◆ **Given instruction**
Read through the data and report every line in which the word "matplotlib" occurs.

◆ **Supplied data**
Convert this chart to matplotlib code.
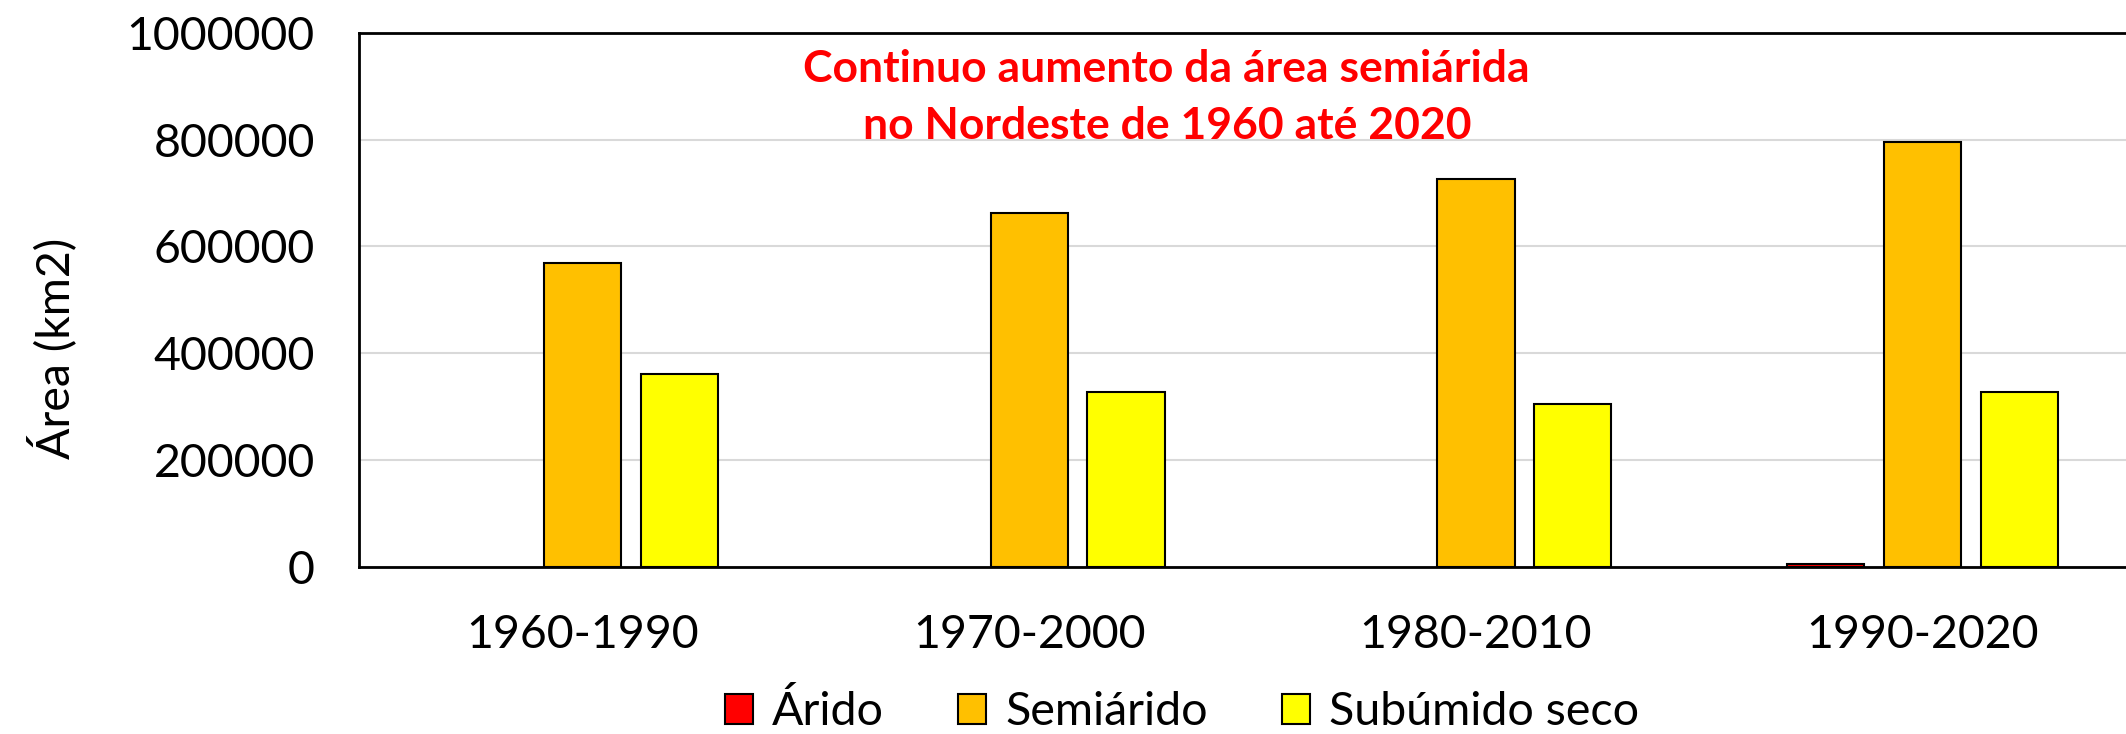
import matplotlib
matplotlib.use("Agg")
import matplotlib.pyplot as plt
import numpy as np

plt.rcParams['font.family'] = ['Lato', 'DejaVu Sans']

periodos = ['1960-1990', '1970-2000', '1980-2010', '1990-2020']
arido = [0, 0, 0, 4000]
semiarido = [568000, 662000, 727000, 796000]
subumido = [361000, 328000, 305000, 328000]

series = [('Árido', arido, '#FF0000'),
          ('Semiárido', semiarido, '#FFC000'),
          ('Subúmido seco', subumido, '#FFFF00')]

fig = plt.figure(figsize=(21.26, 7.34), dpi=100)
ax = fig.add_axes([0.1689, 0.2282, 0.8405, 0.7268])

x = np.arange(len(periodos))
largura = 0.173
passo = 0.217
for i, (nome, vals, cor) in enumerate(series):
    barras = ax.bar(x + (i - 1) * passo, vals, largura, color=cor, edgecolor='black',
                    linewidth=1.5, label=nome, zorder=3)
    # barras de valor zero não devem deixar contorno sobre o eixo
    for b, v in zip(barras, vals):
        if v == 0:
            b.set_linewidth(0)

ax.set_xlim(-0.5, 3.5)
ax.set_ylim(0, 1000000)
ax.set_yticks(np.arange(0, 1000001, 200000))
ax.set_yticklabels([str(v) for v in range(0, 1000001, 200000)])
ax.set_xticks(x)
ax.set_xticklabels(periodos)
ax.tick_params(axis='both', length=0, labelsize=33.5)
ax.tick_params(axis='y', pad=32)
ax.tick_params(axis='x', pad=34)
ax.grid(axis='y', color='#D9D9D9', linewidth=1.5, zorder=0)
for s in ['left', 'bottom', 'top']:
    ax.spines[s].set_linewidth(2)
ax.spines['right'].set_visible(False)

fig.text(52 / 2126, 1 - 348 / 734, 'Área (km2)', rotation=90, fontsize=33.5,
         ha='center', va='center')

ax.text(0.452, 0.932, 'Continuo aumento da área semiárida',
        transform=ax.transAxes, ha='center', va='center', color='#FF0000',
        fontsize=32, fontweight='bold')
ax.text(0.452, 0.8255, 'no Nordeste de 1960 até 2020',
        transform=ax.transAxes, ha='center', va='center', color='#FF0000',
        fontsize=32, fontweight='bold')

leg = fig.legend(loc='center', bbox_to_anchor=(0.556, 0.03), ncol=3, frameon=False,
                 fontsize=33.5, handlelength=0.6, handleheight=0.6, handletextpad=0.4,
                 columnspacing=1.6, borderaxespad=0)
for h in leg.legend_handles:
    h.set_linewidth(1.5)

fig.savefig('out.png', dpi=100)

◆ **Exercise solution**
Convert this chart to matplotlib code.
import matplotlib
matplotlib.use("Agg")
import matplotlib.pyplot as plt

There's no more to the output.